### Work to be completed
Reproduce the listing word for word. Skip any image.
------------
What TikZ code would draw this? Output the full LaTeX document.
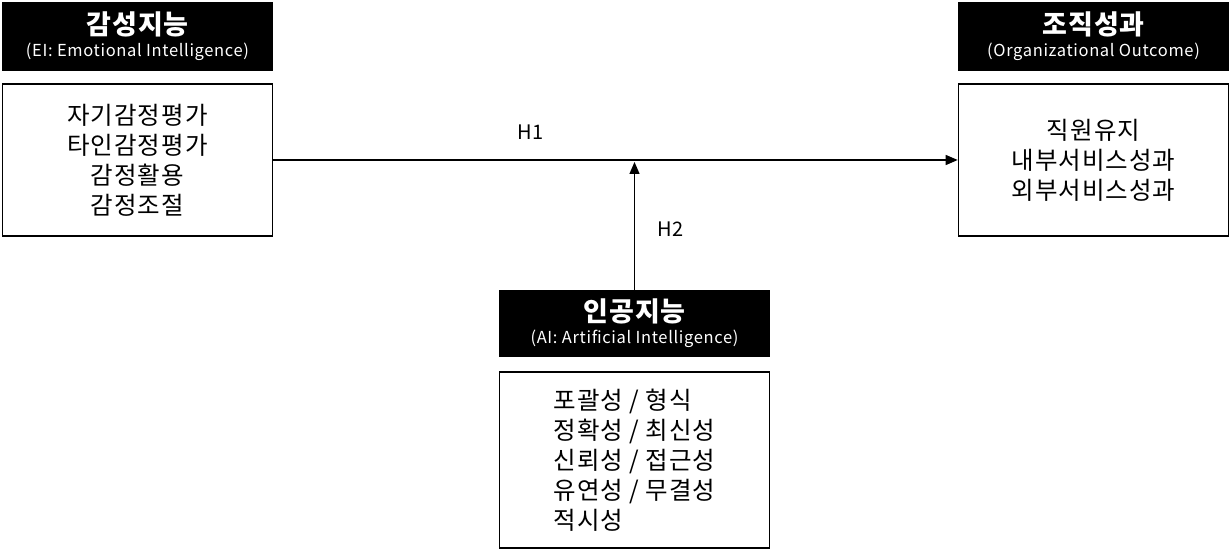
\documentclass[tikz,border=0pt]{standalone}
\usepackage{fontspec}
\setmainfont{Noto Sans CJK KR}[LetterSpace=4]
\usepackage{tikz}
\usetikzlibrary{arrows.meta, positioning}
\definecolor{mydark}{RGB}{0,0,0}
\tikzset{
  hdrblock/.style={rectangle, fill=black, text=white,
    minimum width=271pt, minimum height=69pt, inner sep=0pt,
    align=center},
  bodyblock/.style={rectangle, draw=black, fill=white,
    minimum width=270pt, line width=1.6pt, inner sep=0pt,
    align=center, font=\fontsize{24.5}{30}\selectfont},
  arrow/.style={-{Triangle[length=12pt, width=10pt]}, line width=1.3pt, color=mydark},
  hlabel/.style={font=\fontsize{20}{24}\selectfont, inner sep=0pt}
}
\newcommand{\hdrtext}[2]{{\fontsize{27}{28}\selectfont\bfseries #1}\\[5pt]{\fontsize{16.5}{18}\selectfont #2}}

\begin{document}
\begin{tikzpicture}[x=1pt, y=-1pt]
  \useasboundingbox (0,0) rectangle (1231,553);

  % Left: EI
  \node[hdrblock] (eiHdr) at (137.5,36.5) {\hdrtext{감성지능}{(EI: Emotional Intelligence)}};
  \node[bodyblock, minimum height=152pt, below=12pt of eiHdr] (eiBody) {자기감정평가\\타인감정평가\\감정활용\\감정조절};

  % Right: outcome
  \node[hdrblock] (ooHdr) at (1093.5,36.5) {\hdrtext{조직성과}{(Organizational Outcome)}};
  \node[bodyblock, minimum height=152pt, below=12pt of ooHdr] (ooBody) {직원유지\\내부서비스성과\\외부서비스성과};

  % Middle: AI
  \node[hdrblock, minimum height=67pt] (aiHdr) at (634.5,323.5) {\hdrtext{인공지능}{(AI: Artificial Intelligence)}};
  \node[bodyblock, minimum height=176pt, below=14pt of aiHdr, align=left] (aiBody) {포괄성 / 형식\\정확성 / 최신성\\신뢰성 / 접근성\\유연성 / 무결성\\적시성};

  % Connective paths
  \draw[arrow] (eiBody.east) -- node[hlabel, pos=0.376, above=20pt] (h1) {H1} (ooBody.west);
  \draw[arrow, shorten >=2pt] (aiHdr.north) -- node[hlabel, pos=0.47, right=22pt] (h2) {H2} (aiHdr.north |- eiBody.east);
\end{tikzpicture}
\end{document}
------------
### Final answer
What TikZ code would draw this? Output the full LaTeX document.
\documentclass[tikz,border=0pt]{standalone}
\usepackage{fontspec}
\setmainfont{Noto Sans CJK KR}[LetterSpace=4]
\usepackage{tikz}
\usetikzlibrary{arrows.meta, positioning}
\definecolor{mydark}{RGB}{0,0,0}
\tikzset{
  hdrblock/.style={rectangle, fill=black, text=white,
    minimum width=271pt, minimum height=69pt, inner sep=0pt,
    align=center},
  bodyblock/.style={rectangle, draw=black, fill=white,
    minimum width=270pt, line width=1.6pt, inner sep=0pt,
    align=center, font=\fontsize{24.5}{30}\selectfont},
  arrow/.style={-{Triangle[length=12pt, width=10pt]}, line width=1.3pt, color=mydark},
  hlabel/.style={font=\fontsize{20}{24}\selectfont, inner sep=0pt}
}
\newcommand{\hdrtext}[2]{{\fontsize{27}{28}\selectfont\bfseries #1}\\[5pt]{\fontsize{16.5}{18}\selectfont #2}}

\begin{document}
\begin{tikzpicture}[x=1pt, y=-1pt]
  \useasboundingbox (0,0) rectangle (1231,553);

  % Left: EI
  \node[hdrblock] (eiHdr) at (137.5,36.5) {\hdrtext{감성지능}{(EI: Emotional Intelligence)}};
  \node[bodyblock, minimum height=152pt, below=12pt of eiHdr] (eiBody) {자기감정평가\\타인감정평가\\감정활용\\감정조절};

  % Right: outcome
  \node[hdrblock] (ooHdr) at (1093.5,36.5) {\hdrtext{조직성과}{(Organizational Outcome)}};
  \node[bodyblock, minimum height=152pt, below=12pt of ooHdr] (ooBody) {직원유지\\내부서비스성과\\외부서비스성과};

  % Middle: AI
  \node[hdrblock, minimum height=67pt] (aiHdr) at (634.5,323.5) {\hdrtext{인공지능}{(AI: Artificial Intelligence)}};
  \node[bodyblock, minimum height=176pt, below=14pt of aiHdr, align=left] (aiBody) {포괄성 / 형식\\정확성 / 최신성\\신뢰성 / 접근성\\유연성 / 무결성\\적시성};

  % Connective paths
  \draw[arrow] (eiBody.east) -- node[hlabel, pos=0.376, above=20pt] (h1) {H1} (ooBody.west);
  \draw[arrow, shorten >=2pt] (aiHdr.north) -- node[hlabel, pos=0.47, right=22pt] (h2) {H2} (aiHdr.north |- eiBody.east);
\end{tikzpicture}
\end{document}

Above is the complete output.